The hike begins at Lambert Creek as it is rushing downward to join Mill Creek far below. The trail immediately leaves Lambert Creek and parallels Mill Creek as it ascends into the mountains. The creek is on the left and as you hike it will gradually rise up towards you. Mill Creek is climbing the mountain faster than you are so you keep getting closer. This is an easy trail and a nice gentle hike. From the parking area the trail begins by following an old logging road. After about a half mile the logging road disappears and from this point on it is a standard foot trail.

I say a standard trail but anyone who has spent time hiking in Montana knows there is no such thing! This particular trail is really pretty easy to hike it is in good condition and is never too steep. On average the trail climbs less than 400 ft per mile and is never very strenuous. After a mile or so you will have reached Mill Creek and will find a crossing.

photo of a small mountain pond in the Gallatin Forest
This small pond is right along the trail. Small ponds like this provide a diversity of habitat in the mountains.

Soon after crossing the creek watch for trail 221 which heads to the north towards Pyramid Mountain and Anderson Creek. Stay to the right at this junction and after about another mile or so you will pass a small pond on your left. Little ponds like this are common throughout the mountains. While they don’t look like much, they provide water and habitat for a lot of different creatures.

The trail continues to gain elevation as it follows Mill Creek upward. After passing the pond the trail begins to steepen and continues upward toward the high mountains to the south. About a mile further the trail begins to disappear as it enters a large basin surrounded by towering sheer rock walls that rise 1,500 feet or more in a near vertical face. This is a scenic area that offers excellent off-trail exploring of the basin.

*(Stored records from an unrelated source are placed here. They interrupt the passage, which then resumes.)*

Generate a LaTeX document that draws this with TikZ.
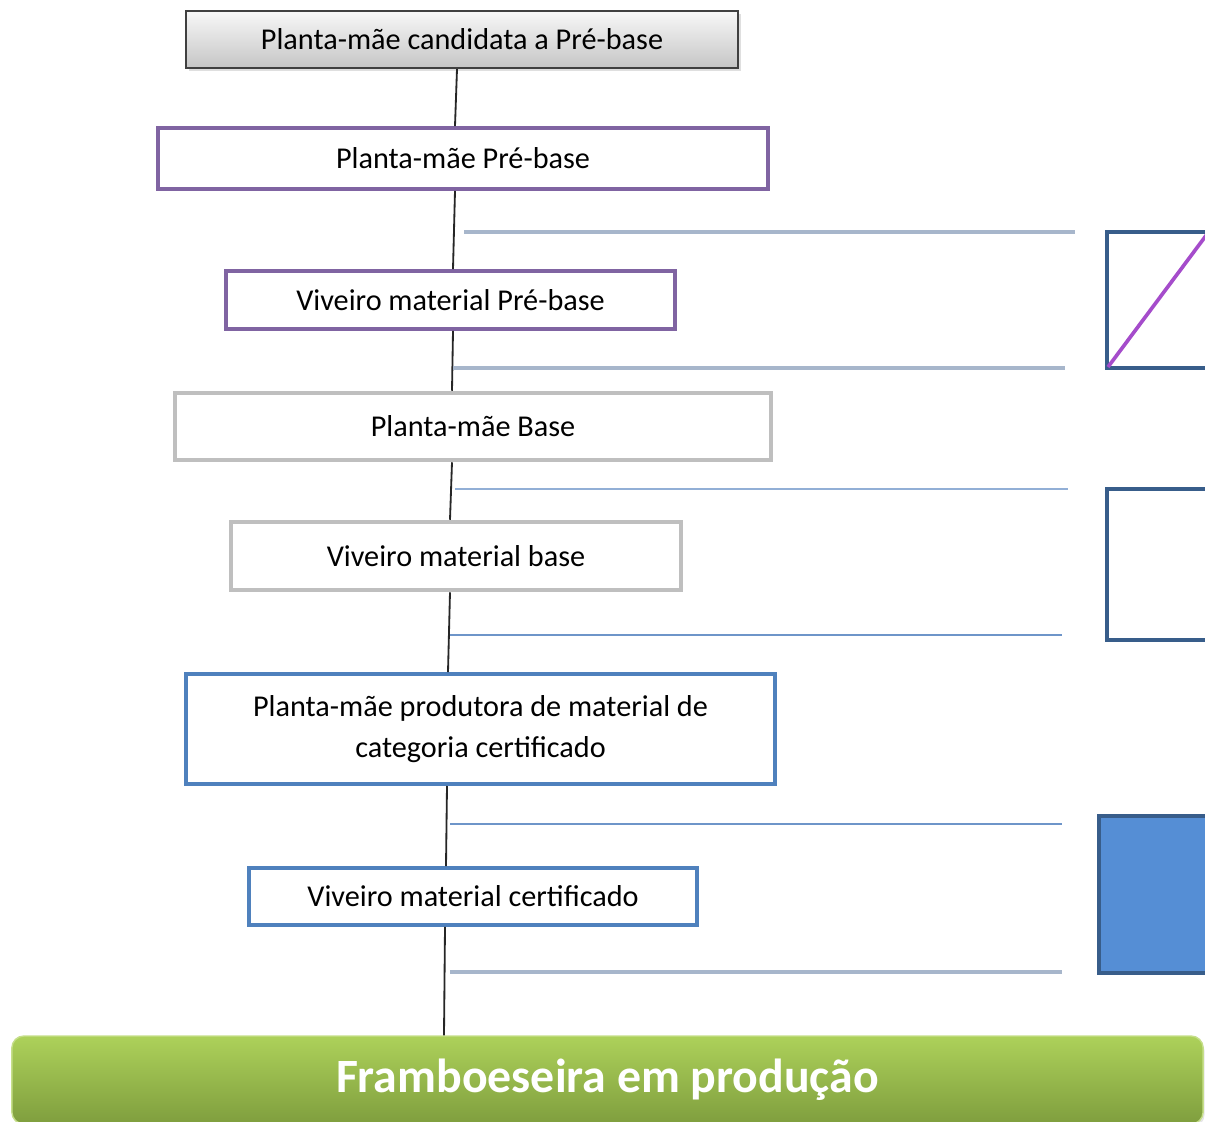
\documentclass[tikz,border=0pt]{standalone}
\usepackage{fontspec}
\setmainfont{Carlito}
\usetikzlibrary{shadows}

\definecolor{lilac}{HTML}{8064A2}
\definecolor{diaglilac}{HTML}{A54CCB}
\definecolor{palegray}{HTML}{BFBFBF}
\definecolor{midblue}{HTML}{4F81BD}
\definecolor{darkblue}{HTML}{385D8A}
\definecolor{fillblue}{HTML}{558ED5}
\definecolor{rulegray}{HTML}{A7B6CB}
\definecolor{ruleblue}{HTML}{6E95C9}
\definecolor{greentop}{HTML}{ADD15A}
\definecolor{greenbot}{HTML}{7F9E3E}

\tikzset{
  catbox/.style={draw, line width=2.8pt, fill=white, inner sep=0pt, align=center,
    font=\fontsize{21.5}{29}\selectfont},
  spine/.style={line width=1.3pt, black!85},
  rule/.style={line width=2.4pt, rulegray},
}

\begin{document}
\begin{tikzpicture}[x=0.025cm, y=-0.025cm]
\useasboundingbox (0,0) rectangle (1205,1121);
\clip (0,0) rectangle (1205,1121);

% ======================================
% THE CANDIDATE NODE
% ======================================
\node[catbox, line width=1.6pt, draw=black!75, top color=gray!6, bottom color=gray!45,
  drop shadow={opacity=0.25, shadow xshift=2pt, shadow yshift=-2pt},
  minimum width=13.8cm, minimum height=1.425cm] (pmc) at (462,39.5) {Planta-mãe candidata a Pré-base};

% ======================================
% BLOCK 1 (LILAC): PRE-BASE
% ======================================
\node[catbox, draw=lilac, minimum width=15.25cm, minimum height=1.525cm] (pmpb) at (463,158.5) {Planta-mãe Pré-base};
\node[catbox, draw=lilac, minimum width=11.225cm, minimum height=1.45cm] (vmpb) at (450.5,300) {Viveiro material Pré-base};
\draw [spine] (pmc.south -| 457,0) -- (pmpb.north -| 455,0);
\draw [spine] (pmpb.south -| 455,0) -- (vmpb.north -| 453,0);

% ======================================
% BLOCK 2 (GRAY): BASE
% ======================================
\node[catbox, draw=palegray, line width=3.2pt, minimum width=14.9cm, minimum height=1.675cm] (pmb) at (473,426.5) {Planta-mãe Base};
\node[catbox, draw=palegray, line width=3.2pt, minimum width=11.25cm, minimum height=1.7cm] (vmb) at (456,556) {Viveiro material base};
\draw [spine] (vmpb.south -| 453,0) -- (pmb.north -| 452,0);
\draw [spine] (pmb.south -| 452,0) -- (vmb.north -| 450,0);

% ======================================
% BLOCK 3 (BLUE): CERTIFICADO
% ======================================
\node[catbox, draw=midblue, minimum width=14.725cm, minimum height=2.75cm] (pmpc) at (480.5,729) {Planta-mãe produtora de material de\\categoria certificado};
\node[catbox, draw=midblue, minimum width=11.2cm, minimum height=1.425cm] (vmc) at (473,896.5) {Viveiro material certificado};
\draw [spine] (vmb.south -| 450,0) -- (pmpc.north -| 448,0);
\draw [spine] (pmpc.south -| 447,0) -- (vmc.north -| 446,0);

% ======================================
% THE PRODUCTION BAR
% ======================================
\node[draw=greentop!70!white, line width=1pt, rounded corners=0.3cm, top color=greentop, bottom color=greenbot,
  drop shadow={opacity=0.2, shadow xshift=1pt, shadow yshift=-2pt},
  minimum width=29.775cm, minimum height=2.2cm, inner sep=0pt, text=white,
  font=\fontsize{34}{40}\selectfont\bfseries] (fep) at (607.5,1080) {Framboeseira em produção};
\draw [spine] (vmc.south -| 445,0) -- (fep.north -| 444,0);

% ======================================
% RULES AND SIDE BLOCKS
% ======================================
\coordinate (r1a) at (464,232);  \coordinate (r1b) at (1075,232);
\coordinate (r2a) at (453,368);  \coordinate (r2b) at (1065,368);
\coordinate (r3a) at (455,489);  \coordinate (r3b) at (1068,489);
\coordinate (r4a) at (450,635);  \coordinate (r4b) at (1062,635);
\coordinate (r5a) at (450,824);  \coordinate (r5b) at (1062,824);
\coordinate (r6a) at (450,972);  \coordinate (r6b) at (1062,972);
\draw [rule] (r1a) -- (r1b);
\draw [rule] (r2a) -- (r2b);
\draw [rule, line width=1.8pt, ruleblue!75] (r3a) -- (r3b);
\draw [rule, line width=1.6pt, ruleblue] (r4a) -- (r4b);
\draw [rule, line width=1.6pt, ruleblue] (r5a) -- (r5b);
\draw [rule] (r6a) -- (r6b);

\draw [darkblue, line width=2.6pt, fill=white] (1107,232) rectangle (1240,368);
\draw [diaglilac, line width=2.6pt] (1108,367) -- (1240,190);
\draw [darkblue, line width=3pt, fill=white] (1107,489) rectangle (1240,640);
\draw [darkblue, line width=3pt, fill=fillblue] (1099,816) rectangle (1240,973);

\end{tikzpicture}
\end{document}
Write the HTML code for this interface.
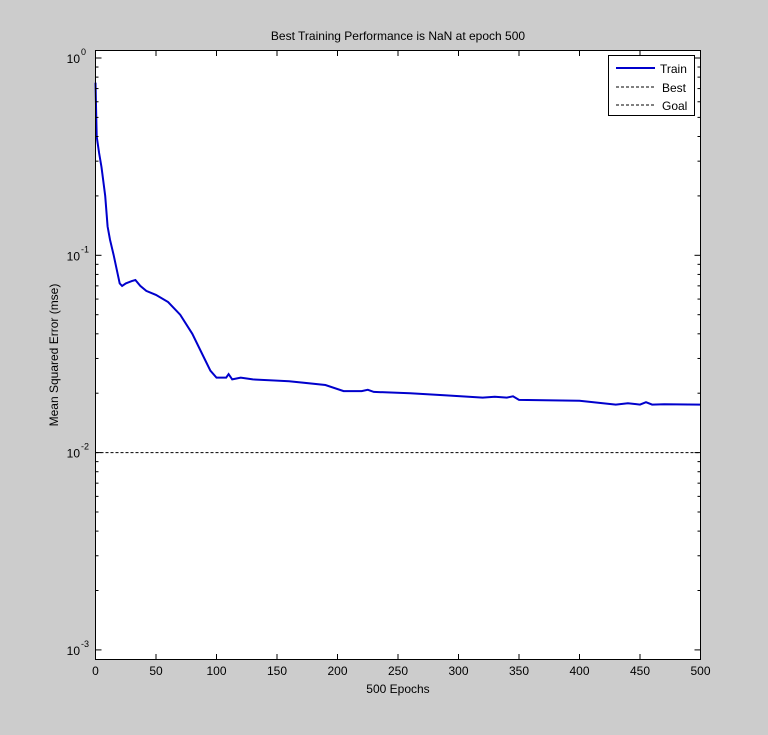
<!DOCTYPE html>
<html><head><meta charset="utf-8"><style>
body{margin:0;background:#cccccc;}
svg{display:block;font-family:"Liberation Sans",sans-serif;}
</style></head><body>
<svg id="chart" width="768" height="735" viewBox="0 0 768 735" xmlns="http://www.w3.org/2000/svg">
<rect x="0" y="0" width="768" height="735" fill="#cccccc"/>
<rect x="95.5" y="50.5" width="605" height="609" fill="#ffffff"/>
<g id="grid"></g>
<g id="series"></g>
<rect x="95.5" y="50.5" width="605" height="609" fill="none" stroke="#000" stroke-width="1"/>
<g id="ticks"></g>
<text x="398" y="40" font-size="12" text-anchor="middle">Best Training Performance is NaN at epoch 500</text>
<text x="398" y="693" font-size="12" text-anchor="middle">500 Epochs</text>
<text x="58" y="355" font-size="12" text-anchor="middle" transform="rotate(-90 58 355)">Mean Squared Error  (mse)</text>
<g>
<rect x="608.5" y="55.5" width="86" height="60" fill="#fff" stroke="#000"/>
<line x1="616" y1="68" x2="655" y2="68" stroke="#0000cc" stroke-width="2"/>
<text x="660" y="73" font-size="12">Train</text>
<line x1="616" y1="87" x2="655" y2="87" stroke="#000" stroke-dasharray="3,2"/>
<text x="662" y="92" font-size="12">Best</text>
<line x1="616" y1="105" x2="655" y2="105" stroke="#000" stroke-dasharray="3,2"/>
<text x="662" y="110" font-size="12">Goal</text>
</g>
</svg>
<script>
const epochs=[0,1,3,5,8,10,12,15,20,22,25,30,33,37,42,50,60,70,80,90,95,100,108,110,113,120,130,160,190,205,220,225,230,260,290,320,330,340,345,350,400,430,440,450,455,460,470,500];
const trainMse=[0.75,0.4,0.33,0.28,0.2,0.14,0.12,0.1,0.072,0.07,0.072,0.074,0.075,0.07,0.066,0.063,0.058,0.05,0.04,0.03,0.026,0.024,0.024,0.025,0.0235,0.024,0.0235,0.023,0.022,0.0205,0.0205,0.0208,0.0203,0.02,0.0195,0.019,0.0192,0.019,0.0193,0.0185,0.0183,0.0175,0.0178,0.0175,0.018,0.0175,0.0176,0.0175];
const goalValue=0.01;
const xTicks=[0,50,100,150,200,250,300,350,400,450,500];
const yDecades=[-3,-2,-1,0];
const yTickLabels=["10","10","10","10"];
const NS="http://www.w3.org/2000/svg";
const X0=95.5,X1=700.5,Xmax=500;
const Ytop=58,perDec=197.3;
function xs(e){return X0+(X1-X0)*e/Xmax;}
function ys(v){return Ytop-Math.log10(v)*perDec;}
function mk(t,a,p){const e=document.createElementNS(NS,t);for(const k in a)e.setAttribute(k,a[k]);p.appendChild(e);return e;}
const ser=document.getElementById('series'),tk=document.getElementById('ticks');
const goal=mk('line',{x1:X0,x2:X1,y1:ys(goalValue),y2:ys(goalValue),stroke:'#000','stroke-dasharray':'3,2'},ser);


const pts=epochs.map((e,i)=>xs(e).toFixed(1)+','+ys(trainMse[i]).toFixed(1)).join(' ');
const pl=mk('polyline',{points:pts,fill:'none',stroke:'#0000cc','stroke-width':2},ser);


xTicks.forEach(t=>{const x=xs(t);
mk('line',{x1:x,x2:x,y1:659.5,y2:654,stroke:'#000'},tk);
mk('line',{x1:x,x2:x,y1:50.5,y2:56,stroke:'#000'},tk);
const tx=mk('text',{x:x,y:675,'font-size':12,'text-anchor':'middle'},tk);tx.textContent=t;

});
yDecades.forEach((d,i)=>{const y=ys(Math.pow(10,d));
mk('line',{x1:X0,x2:X0+6,y1:y,y2:y,stroke:'#000'},tk);
mk('line',{x1:X1,x2:X1-6,y1:y,y2:y,stroke:'#000'},tk);
const tx=mk('text',{x:80,y:y+5,'font-size':12,'text-anchor':'end'},tk);tx.textContent=yTickLabels[i];


const sp=mk('text',{x:81,y:y-3,'font-size':9},tk);sp.textContent=String(d);
for(let m=2;m<10;m++){const v=m*Math.pow(10,d);const yy=ys(v);if(yy<50.5||d===0)continue;
mk('line',{x1:X0,x2:X0+3,y1:yy,y2:yy,stroke:'#000'},tk);
mk('line',{x1:X1,x2:X1-3,y1:yy,y2:yy,stroke:'#000'},tk);}
});
</script>
</body></html>
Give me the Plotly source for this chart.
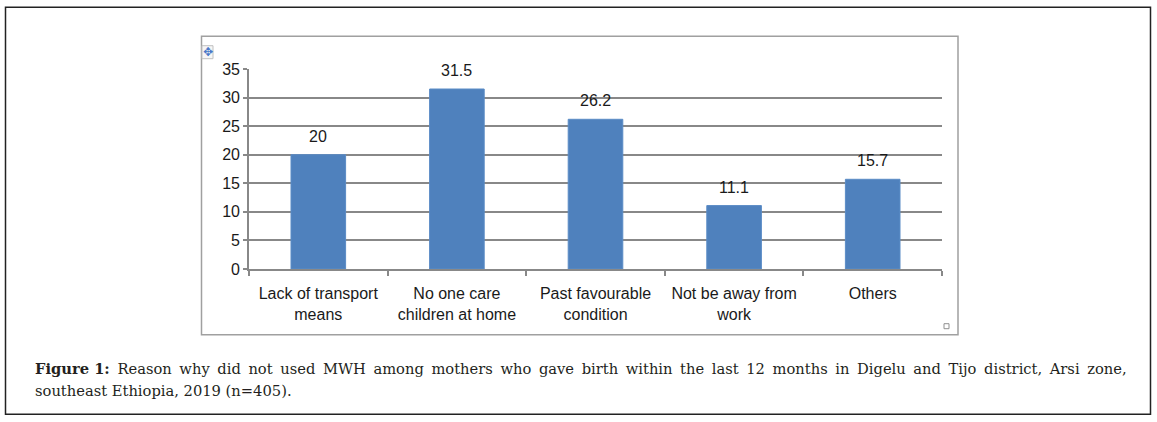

Photo of the sheer cliffs that are at the source of Mill Creek
Sheer cliffs form the headwaters of Mill Creek. From here it is all off trail hiking.

The trail basically ends at this point. There is no practical way to scale the mountains ahead but the basin itself is a destination for backpackers, hikers, hunters and horse riders. However, it sees few of any of these users. The Forest Service reports mountain goats in this area so watch for them.

While not as popular as other Mill Creek hikes such as Passage Creek Falls, Crow Mountain is an excellent hike that takes you into some high country with great views and the possibility of wildlife viewing.

A Unique Crow Mountain Hike

On August 11, 2007 we set out for a day hike up to the Crow Mountain basin. The area had been experiencing hot dry days and nights and the fire danger was very high. In fact, just the previous day a fire had broken out in the Mill Creek drainage about 10 miles to the east of the Crow Mountain trail. I called the Livingston Ranger District the prior evening and they told me that there was no problem, that the fire was very small and not spreading and there was no reason to change our hiking plans.

As we drove up the canyon towards the trail head we noticed that there was a smoggy look to the skies but no sign of any real fire activity. There were no Forest Service trucks or other vehicles around and all was perfectly normal. We did a round trip up to the basin and upon returning to the car found a note on our windshield telling us there was a full drainage evacuation taking place and that we should immediately leave the area.

Needless to say, we didn’t delay our drive out and when we reached the USFS Snowbank campground we found the road barricaded and staffed by two USFS personnel. They asked if we were the vehicle parked at the Lambert Creek trail head. We confirmed that we were and the ranger replied “Thank goodness. You’re the last ones in the drainage and we’re really glad that you are getting out.”

They proceeded to tell us that a small fire which ignited the day before had blow up and was now raging out of control. The plume of smoke we saw rising as we drove down canyon was evidence of the fire’s growth. This became known as the Wicked fire and  it burned nearly 25,000 acres in the Mill Creek drainage.